Veterans, their families, and appreciative citizens gathered on a windy Monday morning to pay their respects to America’s military veterans, especially those who gave their lives to defend our nation.
Dennis Jenkins of Darlington American Legion Post 13 expressed gratitude to the modest audience, largely comprised of senior citizens, for leaving their homes during the COVID-19 pandemic, and he urged them to observe social distancing guidelines for safety’s sake. He opened the program by reading “Memorial Day,” a poem written in 1919 by Annette Wynne.
“Is it enough to think today of all our brave, and then put away the thought until a year has sped? Is this full honor for our dead?” Jenkins read. “Is it enough to sing a song and deck a grave, and all year long forget the brave who died that we might keep our great land proud and free?”
Keynote speaker Capt. Ronald S. Abrams Jr., currently Commander of the Florence Army Recruiting Company, focused his remarks on three of the Army’s core values: selfless service, honor and personal courage. Abrams suggested that Memorial Day was an ideal occasion for introspection, a time to evaluate how to incorporate those traits into our personal conduct.
“Those values are ways our fallen heroes can instruct us to make our world a better place,” Abrams said.

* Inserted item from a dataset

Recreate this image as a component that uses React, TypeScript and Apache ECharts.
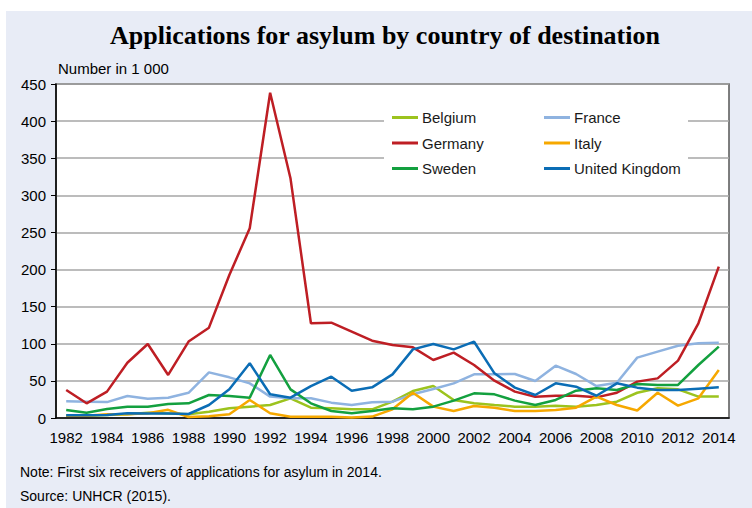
import React, { useEffect, useRef } from "react";
import * as echarts from "echarts";

const years = [
  "1982","1983","1984","1985","1986","1987","1988","1989","1990","1991","1992",
  "1993","1994","1995","1996","1997","1998","1999","2000","2001","2002","2003",
  "2004","2005","2006","2007","2008","2009","2010","2011","2012","2013","2014",
];

const belgium = [3, 3, 4, 5, 7, 6, 5, 8.5, 13, 15.3, 17.5, 26.5, 13.9, 13, 11.7, 11.7, 22, 36.4, 43, 24.3, 19.8, 17.5, 15.3, 15.3, 16.6, 15.3, 17.5, 22, 34, 40, 38.6, 28.8, 28.8];
const france = [22.5, 22, 21.4, 29.6, 26, 27.4, 34, 61.5, 54.8, 46.7, 28.8, 26.5, 26.5, 20.7, 17.5, 21.1, 22, 31.9, 39, 46.7, 58.8, 58.8, 59.3, 49.9, 70.5, 59.3, 43, 47.6, 81.3, 89.4, 97.4, 100.6, 101.5];
const germany = [37.7, 19.8, 35.5, 74.5, 99.7, 58, 103, 121.7, 192.7, 255.6, 438.2, 322.6, 127.6, 128.4, 116.3, 104.2, 98.4, 95.2, 78.1, 88, 71.4, 50.3, 35.5, 28.7, 30, 30, 27.8, 34, 49, 53.4, 77.3, 127.6, 203.9];
const italy = [3, 3, 5, 5, 6.5, 11, 1.4, 2.2, 5, 24.3, 6.3, 1.6, 1.8, 1.7, 0.7, 1.9, 11.7, 34, 15.3, 9.4, 16.2, 13.9, 9.4, 9.4, 10.8, 13.9, 28.8, 17.5, 10.1, 34, 16.6, 26.5, 64.7];
const sweden = [10.8, 7.2, 12.1, 15.3, 15.3, 18.9, 19.8, 31, 29.6, 27.4, 84.9, 38.6, 19.8, 9.4, 6.3, 9.4, 13, 11.7, 15.3, 23.4, 33.2, 31.9, 23.4, 17.5, 24.3, 36.8, 40, 37.7, 45.8, 44.5, 44.5, 71.4, 96.1];
const uk = [3.6, 3.6, 4, 6.3, 6, 6, 5.4, 17.5, 38.6, 73.7, 32, 27.4, 43, 55.7, 36.8, 41.3, 58.8, 92.5, 99.7, 92.5, 102.8, 60.2, 40.9, 31, 46.7, 42.2, 30, 46.7, 40.9, 37.7, 37.7, 39.5, 41.3];

const yTicks = { min: 0, max: 450, interval: 50 };

const seriesDefs = [
  { name: "Belgium", data: belgium, color: "#9cc31e" },
  { name: "France", data: france, color: "#8fb3e0" },
  { name: "Germany", data: germany, color: "#be1e24" },
  { name: "Italy", data: italy, color: "#f6a800" },
  { name: "Sweden", data: sweden, color: "#13a03f" },
  { name: "United Kingdom", data: uk, color: "#0b6db5" },
];

const FONT = "'Liberation Sans', Arial, sans-serif";

export default function App() {
  const ref = useRef<HTMLDivElement>(null);
  useEffect(() => {
    if (!ref.current) return;
    const chart = echarts.init(ref.current, null, { renderer: "svg" });
    const legendCommon = {
      orient: "vertical" as const,
      top: 110,
      padding: 0,
      itemWidth: 26,
      itemHeight: 3,
      itemGap: 10.5,
      icon: "rect",
      textStyle: { fontFamily: FONT, fontSize: 15, lineHeight: 15, color: "#1a1a1a", padding: [0, 0, 0, -1] },
    };
    chart.setOption({
      animation: false,
      backgroundColor: "#ffffff",
      textStyle: { fontFamily: FONT },
      graphic: [
        {
          type: "rect",
          z: -10,
          silent: true,
          shape: { x: 6, y: 11, width: 760, height: 510 },
          style: { fill: "#e8ecf6" },
        },
        {
          type: "rect",
          z: 1,
          silent: true,
          shape: { x: 384, y: 100, width: 304, height: 84 },
          style: { fill: "#ffffff" },
        },
        {
          type: "text",
          x: 385,
          y: 35,
          style: {
            text: "Applications for asylum by country of destination",
            font: "bold 26px 'Liberation Serif', 'Times New Roman', serif",
            fill: "#000",
            textAlign: "center",
            textVerticalAlign: "middle",
          },
        },
        {
          type: "text",
          x: 58,
          y: 68,
          style: {
            text: "Number in 1 000",
            font: "15px " + FONT,
            fill: "#000",
            textVerticalAlign: "middle",
          },
        },
        {
          type: "text",
          x: 20,
          y: 472,
          style: {
            text: "Note: First six receivers of applications for asylum in 2014.",
            font: "14px " + FONT,
            fill: "#000",
            textVerticalAlign: "middle",
          },
        },
        {
          type: "text",
          x: 20,
          y: 496,
          style: {
            text: "Source: UNHCR (2015).",
            font: "14px " + FONT,
            fill: "#000",
            textVerticalAlign: "middle",
          },
        },
      ],
      grid: {
        left: 56,
        top: 84,
        right: 23,
        bottom: 90,
        show: true,
        backgroundColor: "#ffffff",
        borderColor: "#555555",
        borderWidth: 1.5,
      },
      legend: [
        { ...legendCommon, left: 392, data: ["Belgium", "Germany", "Sweden"] },
        { ...legendCommon, left: 544, data: ["France", "Italy", "United Kingdom"] },
      ],
      xAxis: {
        type: "category",
        data: years,
        boundaryGap: true,
        axisLine: { lineStyle: { color: "#000", width: 1.5 } },
        axisTick: { interval: 0, length: 5, lineStyle: { color: "#000" } },
        axisLabel: { interval: 1, fontSize: 15, color: "#000", margin: 12, fontFamily: FONT },
        splitLine: { show: false },
      },
      yAxis: {
        type: "value",
        min: yTicks.min,
        max: yTicks.max,
        interval: yTicks.interval,
        axisLine: { show: true, lineStyle: { color: "#000", width: 1.5 } },
        axisTick: { show: true, length: 5, lineStyle: { color: "#000" } },
        axisLabel: { fontSize: 15, color: "#000", margin: 10, fontFamily: FONT },
        splitLine: { lineStyle: { color: "#a6a6a6", width: 1.5 } },
      },
      series: seriesDefs.map((s) => ({
        name: s.name,
        type: "line",
        data: s.data,
        showSymbol: false,
        symbol: "none",
        color: s.color,
        lineStyle: { color: s.color, width: 2.5 },
        z: 3,
      })),
    });
    return () => chart.dispose();
  }, []);
  return (
    <div
      ref={ref}
      style={{ position: "absolute", left: 0, top: 0, width: 752, height: 508 }}
    />
  );
}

He observed that every person bears some of the responsibility for keeping our nation prosperous, free, and civil, and warned against “self-serving behaviors” that break down the fabric of families, communities, and the nation.
“It would be an understatement to say we live in interesting times. We just have to look at each other — wearing masks, social distancing yourselves — to realize that as difficult as it’s been over the last few months, as it has been for every American, Memorial Day is an excellent time to reflect on our faith and our values,” said Abrams.

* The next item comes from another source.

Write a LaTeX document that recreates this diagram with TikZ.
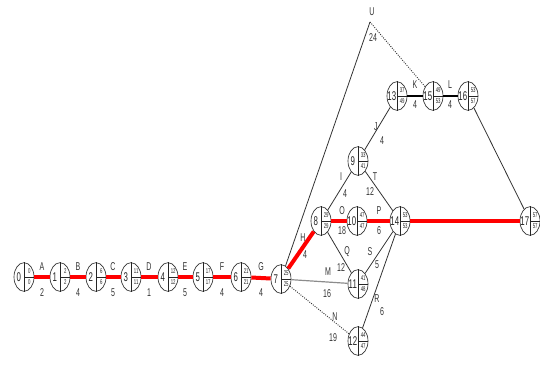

Abrams shared that his decision to pursue a military career was largely due to his father, Major Ronald Abrams Sr., who served 24 years in the Air Force Reserves and loved watching NASCAR events at the Darlington Raceway. Abrams described his dad as “a fighter” and likened his “too tough to tame” spirit to homegrown heroes like WWII flyer Lt. William Farrow and fallen police officer Terrence Carraway.
The Memorial Day program included a musical salute to each branch of the military service. Veterans stood, saluted, and were recognized as official songs of the Army, Navy, Air Force, Marines and Coast Guard rang out. In closing, the Darlington Fire Department slowly rang a bell – a somber remembrance of the fallen and honored dead.